Bioaccumulative chemicals in our everyday products
Bioaccumulation in humans and animals occur when substances, such as chemicals or metals, are stored in the organism instead of being broken down and expelled from the body.
A bioaccumulative substance is stored in the body and more is added with every exposure. This means that the substance, in many cases, is never fully degraded or destroyed.
Many of the bioaccumulative substances are also persistent, meaning that they are long-lived and resist degradation also in nature, which further increases exposure for animals (including humans).
“Persistent Bioaccumulative Toxic (PBT) chemicals are of particular concern not only because they are toxic but also because they remain in the environment for long periods of time, are not readily destroyed, and build up or accumulate in body tissue.” –United States Environmental Protection Agency (EPA)
Chemicals accumulating in organisms
There are multiple ingredients in beauty, personal care and household products that are bioaccumulative.

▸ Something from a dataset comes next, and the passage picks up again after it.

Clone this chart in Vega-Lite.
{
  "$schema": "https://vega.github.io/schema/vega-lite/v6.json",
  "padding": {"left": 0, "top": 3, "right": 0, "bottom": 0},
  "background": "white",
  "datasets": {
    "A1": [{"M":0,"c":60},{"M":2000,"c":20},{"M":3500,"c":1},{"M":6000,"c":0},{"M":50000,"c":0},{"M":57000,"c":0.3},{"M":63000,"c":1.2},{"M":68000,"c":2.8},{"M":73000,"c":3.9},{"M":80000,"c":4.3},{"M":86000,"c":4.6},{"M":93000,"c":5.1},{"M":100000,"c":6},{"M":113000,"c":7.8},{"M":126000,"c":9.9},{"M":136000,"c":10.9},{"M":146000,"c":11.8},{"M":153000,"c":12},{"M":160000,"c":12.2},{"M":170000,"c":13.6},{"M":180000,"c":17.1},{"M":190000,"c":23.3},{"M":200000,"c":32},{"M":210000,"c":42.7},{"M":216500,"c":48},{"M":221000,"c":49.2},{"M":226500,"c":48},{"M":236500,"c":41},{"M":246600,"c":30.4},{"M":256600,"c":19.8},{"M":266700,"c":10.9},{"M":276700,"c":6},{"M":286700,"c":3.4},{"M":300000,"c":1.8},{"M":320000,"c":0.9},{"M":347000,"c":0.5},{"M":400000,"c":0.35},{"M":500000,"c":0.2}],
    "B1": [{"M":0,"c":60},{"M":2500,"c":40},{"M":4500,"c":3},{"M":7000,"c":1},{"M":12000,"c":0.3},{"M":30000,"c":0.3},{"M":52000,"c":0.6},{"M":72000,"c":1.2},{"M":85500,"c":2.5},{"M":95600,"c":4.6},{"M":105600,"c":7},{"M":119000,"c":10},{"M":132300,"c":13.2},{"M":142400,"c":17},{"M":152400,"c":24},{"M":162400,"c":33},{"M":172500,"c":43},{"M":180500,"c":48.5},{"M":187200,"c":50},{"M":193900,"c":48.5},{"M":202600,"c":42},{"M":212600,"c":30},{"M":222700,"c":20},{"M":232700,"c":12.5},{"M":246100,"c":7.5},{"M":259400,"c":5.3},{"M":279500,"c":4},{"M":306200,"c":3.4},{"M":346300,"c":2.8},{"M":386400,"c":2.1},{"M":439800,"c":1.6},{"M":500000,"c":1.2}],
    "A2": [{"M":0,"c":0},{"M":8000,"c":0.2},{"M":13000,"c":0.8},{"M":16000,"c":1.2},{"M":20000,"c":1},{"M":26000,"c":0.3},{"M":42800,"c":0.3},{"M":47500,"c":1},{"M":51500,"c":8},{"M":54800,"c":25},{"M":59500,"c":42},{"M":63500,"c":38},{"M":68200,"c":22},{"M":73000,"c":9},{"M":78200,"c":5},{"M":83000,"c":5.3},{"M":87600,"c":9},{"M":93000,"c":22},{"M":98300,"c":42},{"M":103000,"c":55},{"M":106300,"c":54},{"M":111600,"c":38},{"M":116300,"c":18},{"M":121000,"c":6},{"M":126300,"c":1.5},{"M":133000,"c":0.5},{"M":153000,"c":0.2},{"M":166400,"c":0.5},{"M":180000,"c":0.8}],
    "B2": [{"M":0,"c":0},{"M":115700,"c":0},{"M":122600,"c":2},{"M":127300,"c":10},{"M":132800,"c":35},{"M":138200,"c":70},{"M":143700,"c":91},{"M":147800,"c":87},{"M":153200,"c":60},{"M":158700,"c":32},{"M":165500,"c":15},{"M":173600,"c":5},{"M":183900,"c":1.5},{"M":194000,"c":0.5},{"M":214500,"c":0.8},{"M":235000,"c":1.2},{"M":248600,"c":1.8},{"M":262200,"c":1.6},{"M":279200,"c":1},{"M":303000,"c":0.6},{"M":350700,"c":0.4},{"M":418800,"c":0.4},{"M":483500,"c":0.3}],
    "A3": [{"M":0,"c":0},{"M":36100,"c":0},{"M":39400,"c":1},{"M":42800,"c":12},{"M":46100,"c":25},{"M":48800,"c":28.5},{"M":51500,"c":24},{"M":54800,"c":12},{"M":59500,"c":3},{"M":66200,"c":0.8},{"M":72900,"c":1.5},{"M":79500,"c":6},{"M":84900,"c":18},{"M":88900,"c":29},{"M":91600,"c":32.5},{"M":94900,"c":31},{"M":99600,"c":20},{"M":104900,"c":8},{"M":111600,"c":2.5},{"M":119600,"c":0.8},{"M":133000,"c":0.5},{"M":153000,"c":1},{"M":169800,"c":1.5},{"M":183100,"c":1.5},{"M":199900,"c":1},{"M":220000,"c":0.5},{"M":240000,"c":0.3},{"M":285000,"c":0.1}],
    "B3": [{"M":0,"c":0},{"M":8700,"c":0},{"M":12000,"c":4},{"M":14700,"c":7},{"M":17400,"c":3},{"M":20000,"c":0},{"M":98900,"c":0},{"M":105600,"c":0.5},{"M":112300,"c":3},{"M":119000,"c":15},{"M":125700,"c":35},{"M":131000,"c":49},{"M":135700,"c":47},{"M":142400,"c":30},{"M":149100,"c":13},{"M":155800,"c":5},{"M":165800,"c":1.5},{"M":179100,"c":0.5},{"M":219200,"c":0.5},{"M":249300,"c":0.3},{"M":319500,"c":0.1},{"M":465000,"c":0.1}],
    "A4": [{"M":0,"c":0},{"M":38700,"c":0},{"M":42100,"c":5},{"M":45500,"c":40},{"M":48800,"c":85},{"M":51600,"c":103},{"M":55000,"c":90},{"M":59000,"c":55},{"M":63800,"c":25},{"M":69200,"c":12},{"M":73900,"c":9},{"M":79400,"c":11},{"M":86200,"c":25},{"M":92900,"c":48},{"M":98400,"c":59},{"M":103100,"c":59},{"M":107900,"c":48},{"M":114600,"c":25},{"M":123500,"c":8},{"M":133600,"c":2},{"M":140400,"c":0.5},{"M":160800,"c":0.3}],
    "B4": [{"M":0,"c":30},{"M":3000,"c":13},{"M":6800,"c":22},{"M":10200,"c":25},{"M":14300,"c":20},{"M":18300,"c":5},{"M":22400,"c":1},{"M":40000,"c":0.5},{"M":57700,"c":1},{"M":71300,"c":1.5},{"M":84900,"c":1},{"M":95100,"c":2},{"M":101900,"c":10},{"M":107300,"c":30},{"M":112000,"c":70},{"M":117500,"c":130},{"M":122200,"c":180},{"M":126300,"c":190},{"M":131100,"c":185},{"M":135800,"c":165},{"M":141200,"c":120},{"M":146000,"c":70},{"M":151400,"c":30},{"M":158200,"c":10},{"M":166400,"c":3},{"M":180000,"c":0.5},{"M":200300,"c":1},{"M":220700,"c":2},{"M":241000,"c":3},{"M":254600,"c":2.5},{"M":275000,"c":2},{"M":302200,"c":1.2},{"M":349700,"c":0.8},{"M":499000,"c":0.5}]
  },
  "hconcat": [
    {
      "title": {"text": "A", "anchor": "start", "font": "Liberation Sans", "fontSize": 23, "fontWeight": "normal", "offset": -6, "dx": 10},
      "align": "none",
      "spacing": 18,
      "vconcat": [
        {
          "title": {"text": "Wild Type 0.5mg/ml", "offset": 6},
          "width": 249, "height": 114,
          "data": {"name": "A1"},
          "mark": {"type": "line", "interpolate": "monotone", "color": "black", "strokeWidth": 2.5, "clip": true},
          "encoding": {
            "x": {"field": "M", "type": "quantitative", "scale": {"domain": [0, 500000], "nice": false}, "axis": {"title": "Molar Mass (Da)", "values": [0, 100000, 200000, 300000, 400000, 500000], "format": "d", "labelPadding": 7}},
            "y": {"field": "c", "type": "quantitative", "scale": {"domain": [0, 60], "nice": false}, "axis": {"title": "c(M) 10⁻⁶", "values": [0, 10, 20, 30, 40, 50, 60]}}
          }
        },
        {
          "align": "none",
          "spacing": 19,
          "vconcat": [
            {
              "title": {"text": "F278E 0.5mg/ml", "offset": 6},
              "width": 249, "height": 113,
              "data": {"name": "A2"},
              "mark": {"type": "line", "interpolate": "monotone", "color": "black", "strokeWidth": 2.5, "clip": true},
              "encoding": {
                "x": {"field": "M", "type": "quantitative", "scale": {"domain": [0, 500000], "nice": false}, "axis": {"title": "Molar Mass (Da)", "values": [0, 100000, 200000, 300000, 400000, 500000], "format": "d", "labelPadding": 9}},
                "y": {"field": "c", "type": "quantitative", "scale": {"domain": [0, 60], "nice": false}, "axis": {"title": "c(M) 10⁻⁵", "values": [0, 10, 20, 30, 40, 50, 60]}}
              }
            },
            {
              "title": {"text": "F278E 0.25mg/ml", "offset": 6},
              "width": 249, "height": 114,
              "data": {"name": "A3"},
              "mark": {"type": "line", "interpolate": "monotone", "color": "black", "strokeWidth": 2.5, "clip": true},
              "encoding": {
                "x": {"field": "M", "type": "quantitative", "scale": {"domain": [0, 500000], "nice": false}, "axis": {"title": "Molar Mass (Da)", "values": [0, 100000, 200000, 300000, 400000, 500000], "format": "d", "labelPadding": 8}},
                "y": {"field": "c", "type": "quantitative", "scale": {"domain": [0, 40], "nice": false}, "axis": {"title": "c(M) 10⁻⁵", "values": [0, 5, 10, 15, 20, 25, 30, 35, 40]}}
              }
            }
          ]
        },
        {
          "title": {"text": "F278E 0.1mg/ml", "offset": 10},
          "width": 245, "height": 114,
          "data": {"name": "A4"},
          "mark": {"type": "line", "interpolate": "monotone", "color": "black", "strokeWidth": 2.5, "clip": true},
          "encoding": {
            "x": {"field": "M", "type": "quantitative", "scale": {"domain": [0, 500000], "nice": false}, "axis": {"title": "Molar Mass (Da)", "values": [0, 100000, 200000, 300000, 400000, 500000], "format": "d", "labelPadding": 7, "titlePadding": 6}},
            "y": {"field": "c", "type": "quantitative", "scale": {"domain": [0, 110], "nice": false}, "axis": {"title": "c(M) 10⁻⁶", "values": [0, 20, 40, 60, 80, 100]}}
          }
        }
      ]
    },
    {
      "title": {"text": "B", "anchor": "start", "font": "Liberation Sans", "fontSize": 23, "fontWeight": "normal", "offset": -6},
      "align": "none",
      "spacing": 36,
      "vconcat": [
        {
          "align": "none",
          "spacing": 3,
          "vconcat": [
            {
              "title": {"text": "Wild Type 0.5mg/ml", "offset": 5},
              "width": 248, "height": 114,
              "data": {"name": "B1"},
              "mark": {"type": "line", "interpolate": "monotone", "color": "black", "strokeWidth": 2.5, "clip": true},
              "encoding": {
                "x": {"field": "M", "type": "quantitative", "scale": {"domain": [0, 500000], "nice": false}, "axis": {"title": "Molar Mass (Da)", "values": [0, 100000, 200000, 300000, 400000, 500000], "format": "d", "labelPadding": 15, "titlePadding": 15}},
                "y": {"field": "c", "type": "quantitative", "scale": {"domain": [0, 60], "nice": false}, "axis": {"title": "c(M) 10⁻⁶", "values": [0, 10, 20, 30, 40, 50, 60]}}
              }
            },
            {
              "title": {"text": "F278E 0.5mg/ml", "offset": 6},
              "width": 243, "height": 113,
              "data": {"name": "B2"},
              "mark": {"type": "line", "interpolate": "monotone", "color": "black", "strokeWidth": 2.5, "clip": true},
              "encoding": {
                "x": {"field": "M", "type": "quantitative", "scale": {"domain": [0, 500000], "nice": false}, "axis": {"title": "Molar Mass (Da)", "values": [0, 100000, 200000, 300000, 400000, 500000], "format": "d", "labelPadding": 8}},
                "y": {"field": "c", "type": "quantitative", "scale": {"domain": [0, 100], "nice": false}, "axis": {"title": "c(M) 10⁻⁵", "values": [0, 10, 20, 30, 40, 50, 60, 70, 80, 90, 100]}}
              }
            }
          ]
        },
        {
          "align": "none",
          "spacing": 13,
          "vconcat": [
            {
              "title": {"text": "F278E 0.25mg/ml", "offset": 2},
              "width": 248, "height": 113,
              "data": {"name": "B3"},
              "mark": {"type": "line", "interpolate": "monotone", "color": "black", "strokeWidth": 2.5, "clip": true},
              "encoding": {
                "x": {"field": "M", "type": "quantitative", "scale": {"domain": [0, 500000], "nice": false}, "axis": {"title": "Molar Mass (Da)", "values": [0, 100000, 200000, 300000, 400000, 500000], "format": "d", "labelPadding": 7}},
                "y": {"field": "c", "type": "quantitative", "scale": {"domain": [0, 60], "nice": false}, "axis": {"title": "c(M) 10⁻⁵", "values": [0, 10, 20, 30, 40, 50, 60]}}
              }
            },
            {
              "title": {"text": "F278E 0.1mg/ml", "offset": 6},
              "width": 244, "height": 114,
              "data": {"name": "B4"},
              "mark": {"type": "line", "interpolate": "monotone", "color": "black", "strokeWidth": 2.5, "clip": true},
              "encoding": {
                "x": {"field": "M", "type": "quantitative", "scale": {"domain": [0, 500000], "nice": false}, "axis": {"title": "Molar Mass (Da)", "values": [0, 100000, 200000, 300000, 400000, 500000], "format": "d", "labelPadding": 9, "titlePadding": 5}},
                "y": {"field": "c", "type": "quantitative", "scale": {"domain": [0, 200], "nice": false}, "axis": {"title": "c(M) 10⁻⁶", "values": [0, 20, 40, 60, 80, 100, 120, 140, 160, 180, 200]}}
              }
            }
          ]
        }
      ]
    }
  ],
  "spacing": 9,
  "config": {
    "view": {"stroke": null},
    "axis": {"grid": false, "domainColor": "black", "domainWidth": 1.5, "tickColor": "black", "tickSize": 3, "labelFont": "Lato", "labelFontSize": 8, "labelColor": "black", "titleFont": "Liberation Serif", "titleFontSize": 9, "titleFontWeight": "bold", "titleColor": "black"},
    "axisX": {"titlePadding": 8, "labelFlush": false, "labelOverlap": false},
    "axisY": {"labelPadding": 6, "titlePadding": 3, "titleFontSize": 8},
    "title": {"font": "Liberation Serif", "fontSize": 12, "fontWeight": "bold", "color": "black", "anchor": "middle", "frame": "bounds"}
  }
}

Other common exposure sources are foods, the atmosphere (caused both by natural sources and human activity), and pesticides. Humans are repeatedly exposed to low doses of accumulative toxins and risk storing dangerous amounts of them in their bodies; and larger amounts of toxins usually mean greater risks.
The bioaccumulative substances are fat-soluble, meaning that they are stored in the body’s fat. It means that they can’t be secreted, transported out of the body, through urine.

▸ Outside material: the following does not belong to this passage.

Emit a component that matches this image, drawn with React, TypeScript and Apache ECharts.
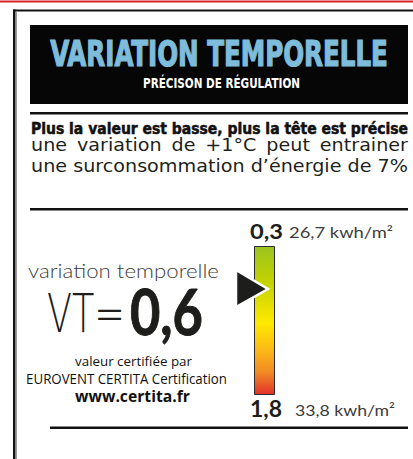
import React, { useEffect, useRef } from 'react';
import * as echarts from 'echarts';

// ---- data ----
const scaleValues = [0.3, 1.8];
const scaleLabels = ['0,3', '1,8'];
const energyLabels = ['26,7 kwh/m²', '33,8 kwh/m²'];
const vtPrefix = 'VT=';
const vtValue = '0,6';
const barColors = ['#9bc31f', '#c5d300', '#ffe900', '#fbb817', '#f08a23', '#e3312b'];
const barStops = [0, 0.25, 0.52, 0.7, 0.85, 1];
const titleText = 'VARIATION TEMPORELLE';
const subtitleText = 'PRÉCISON DE RÉGULATION';
const leadText = 'Plus la valeur est basse, plus la tête est précise';
const bodyLines = [
  'une variation de +1°C peut entrainer',
  'une surconsommation d’énergie de 7%',
];
const caption = 'variation temporelle';
const certLines = ['valeur certifiée par', 'EUROVENT CERTITA Certification', 'www.certita.fr'];

// ---- fonts ----
const COND = "'DejaVu Sans Condensed', 'DejaVu Sans', sans-serif";
const GEO = "Lato, 'Noto Sans', sans-serif";
const BODY = "'DejaVu Sans', sans-serif";
const LIGHT = "'DejaVu Sans', sans-serif";
const MYR = "'Open Sans', 'Noto Sans', sans-serif";

let ctx: CanvasRenderingContext2D | null = null;
function measure(text: string, size: number, weight: string | number, family: string) {
  if (!ctx) ctx = document.createElement('canvas').getContext('2d');
  ctx!.font = `${weight} ${size}px ${family}`;
  return ctx!.measureText(text).width;
}

type TOpts = {
  x: number;
  baseline: number;
  size: number;
  weight?: string | number;
  family: string;
  fill: string;
  align?: 'left' | 'center' | 'right';
  width?: number;
  scale?: number;
  stroke?: number;
};

const K = 0.35;

function txt(text: string, o: TOpts) {
  const weight = o.weight ?? 'normal';
  const w = measure(text, o.size, weight, o.family);
  const sx = o.scale ?? (o.width ? o.width / w : 1);
  const style: any = {
    text,
    fontSize: o.size,
    fontWeight: weight,
    fontFamily: o.family,
    fill: o.fill,
    align: o.align ?? 'left',
    verticalAlign: 'middle',
  };
  if (o.stroke) {
    style.stroke = o.fill;
    style.lineWidth = o.stroke;
  }
  return {
    type: 'text',
    x: o.x,
    y: o.baseline - K * o.size,
    scaleX: sx,
    z: 100,
    style,
  };
}

function justify(line: string, x0: number, x1: number, baseline: number, size: number, family: string, fill: string, scale: number) {
  const words = line.split(' ');
  const widths = words.map((w) => measure(w, size, 'normal', family) * scale);
  const total = widths.reduce((a, b) => a + b, 0);
  const gap = (x1 - x0 - total) / (words.length - 1);
  let x = x0;
  return words.map((w, i) => {
    const el = txt(w, { x, baseline, size, family, fill, scale });
    x += widths[i] + gap;
    return el;
  });
}

function buildGraphics() {
  const els: any[] = [];
  // red top rule
  els.push({ type: 'rect', z: 100, shape: { x: 0, y: 0.5, width: 413, height: 2 }, style: { fill: '#d7232b' } });
  // frame
  els.push({ type: 'rect', z: 100, shape: { x: 13, y: 9.5, width: 400, height: 2 }, style: { fill: '#111' } });
  els.push({ type: 'rect', z: 100, shape: { x: 13, y: 9.5, width: 2.5, height: 450 }, style: { fill: '#111' } });
  els.push({ type: 'rect', z: 100, shape: { x: 16, y: 11.5, width: 1, height: 448 }, style: { fill: '#9a9a9a' } });
  // header box
  els.push({ type: 'rect', z: 100, shape: { x: 30, y: 25, width: 378, height: 79 }, style: { fill: '#060606' } });
  els.push(txt(titleText, { x: 219, baseline: 66.5, size: 36, weight: 'bold', family: COND, fill: '#7ebcdc', align: 'center', width: 338, stroke: 1.2 }));
  els.push(txt(subtitleText, { x: 221.5, baseline: 87.5, size: 14, weight: 'bold', family: COND, fill: '#ffffff', align: 'center', width: 157 }));
  // separators
  els.push({ type: 'rect', z: 100, shape: { x: 30, y: 112, width: 378, height: 2.5 }, style: { fill: '#111' } });
  els.push({ type: 'rect', z: 100, shape: { x: 30, y: 208, width: 378, height: 2.5 }, style: { fill: '#111' } });
  els.push({ type: 'rect', z: 100, shape: { x: 50, y: 426.5, width: 358, height: 2.5 }, style: { fill: '#111' } });
  // lead
  els.push(txt(leadText, { x: 31, baseline: 134, size: 15.5, weight: 'bold', family: COND, fill: '#111', width: 377, stroke: 0.5 }));
  // body justified lines
  const s = 377 / measure(bodyLines[1], 17, 'normal', BODY);
  els.push(...justify(bodyLines[0], 31, 408, 151, 17, BODY, '#231f20', s));
  els.push(...justify(bodyLines[1], 31, 408, 171.5, 17, BODY, '#231f20', s));
  // caption & VT
  els.push(txt(caption, { x: 28, baseline: 277, size: 20, weight: 300, family: GEO, fill: '#3c3c3b', width: 191 }));
  els.push(txt(vtPrefix, { x: 47, baseline: 332, size: 54, weight: 200, family: LIGHT, fill: '#1d1d1b', width: 78 }));
  els.push(txt(vtValue, { x: 130, baseline: 332, size: 64, weight: 'bold', family: GEO, fill: '#1d1d1b', width: 73, stroke: 1 }));
  // certification
  els.push(txt(certLines[0], { x: 133.5, baseline: 366, size: 13, family: MYR, fill: '#111', align: 'center', width: 117 }));
  els.push(txt(certLines[1], { x: 126.5, baseline: 383, size: 15, family: MYR, fill: '#111', align: 'center', width: 201 }));
  els.push(txt(certLines[2], { x: 132.5, baseline: 402, size: 16, weight: 'bold', family: MYR, fill: '#111', align: 'center', width: 115 }));
  // scale labels
  els.push(txt(scaleLabels[0], { x: 266.5, baseline: 238, size: 21, weight: 'bold', family: GEO, fill: '#1d1d1b', align: 'center', width: 33 }));
  els.push(txt(energyLabels[0], { x: 289, baseline: 237, size: 15, family: GEO, fill: '#3c3c3b', width: 104 }));
  els.push(txt(scaleLabels[1], { x: 266, baseline: 416.5, size: 23, weight: 'bold', family: GEO, fill: '#1d1d1b', align: 'center', width: 32 }));
  els.push(txt(energyLabels[1], { x: 295, baseline: 415, size: 16, family: GEO, fill: '#3c3c3b', width: 100 }));
  // pointer
  els.push({
    type: 'polygon',
    z: 120,
    shape: { points: [[236, 270], [236, 307], [268, 289]] },
    style: { fill: '#1d1d1b', stroke: '#ffffff', lineWidth: 2.5, lineJoin: 'miter' },
  });
  return els;
}

export default function App() {
  const ref = useRef<HTMLDivElement>(null);
  useEffect(() => {
    if (!ref.current) return;
    const chart = echarts.init(ref.current, undefined, { renderer: 'svg' });
    const gradient = new echarts.graphic.LinearGradient(
      0, 0, 0, 1,
      barColors.map((c, i) => ({ offset: barStops[i], color: c }))
    );
    chart.setOption({
      animation: false,
      backgroundColor: '#ffffff',
      grid: { left: 254, top: 246, width: 21, height: 149 },
      xAxis: { type: 'category', data: ['VT'], show: false },
      yAxis: { type: 'value', min: scaleValues[0], max: scaleValues[1], inverse: true, show: false },
      series: [
        {
          type: 'bar',
          stack: 'range',
          data: [scaleValues[0]],
          barWidth: '100%',
          silent: true,
          itemStyle: { color: 'rgba(0,0,0,0)' },
        },
        {
          type: 'bar',
          stack: 'range',
          data: [scaleValues[1] - scaleValues[0]],
          barWidth: '100%',
          silent: true,
          itemStyle: { color: gradient, borderColor: '#2b2b2b', borderWidth: 1 },
        },
      ],
      graphic: { elements: buildGraphics() },
    });
    return () => chart.dispose();
  }, []);
  return (
    <div
      ref={ref}
      style={{ position: 'fixed', left: 0, top: 0, width: 413, height: 459, background: '#fff' }}
    />
  );
}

Unfortunately though, toxins can be transferred from mother to child during pregnancy and breastfeeding. Avoiding bioaccumulative toxic substances is therefore especially important for pregnant women and for women who want kids in the future. Fetuses and small children are the most vulnerable to the harmful effects of chemicals.
In general, the adverse effects of bioaccumulative chemicals depend on which toxins, and which combination of toxins, that are stored. The effects are therefore unpredictable and are also easily overlooked as uptake can occur over a long period of time without effects showing.
High-standing animals in the food chain, such as predators, are more vulnerable to bioaccumulating toxins as they might consume high amounts of accumulating toxins through their prey. Bioaccumulative environmental pollutants have for example disturbed the Baltic seals reproductive cycle and almost caused the sea eagle to go instinct in Sweden.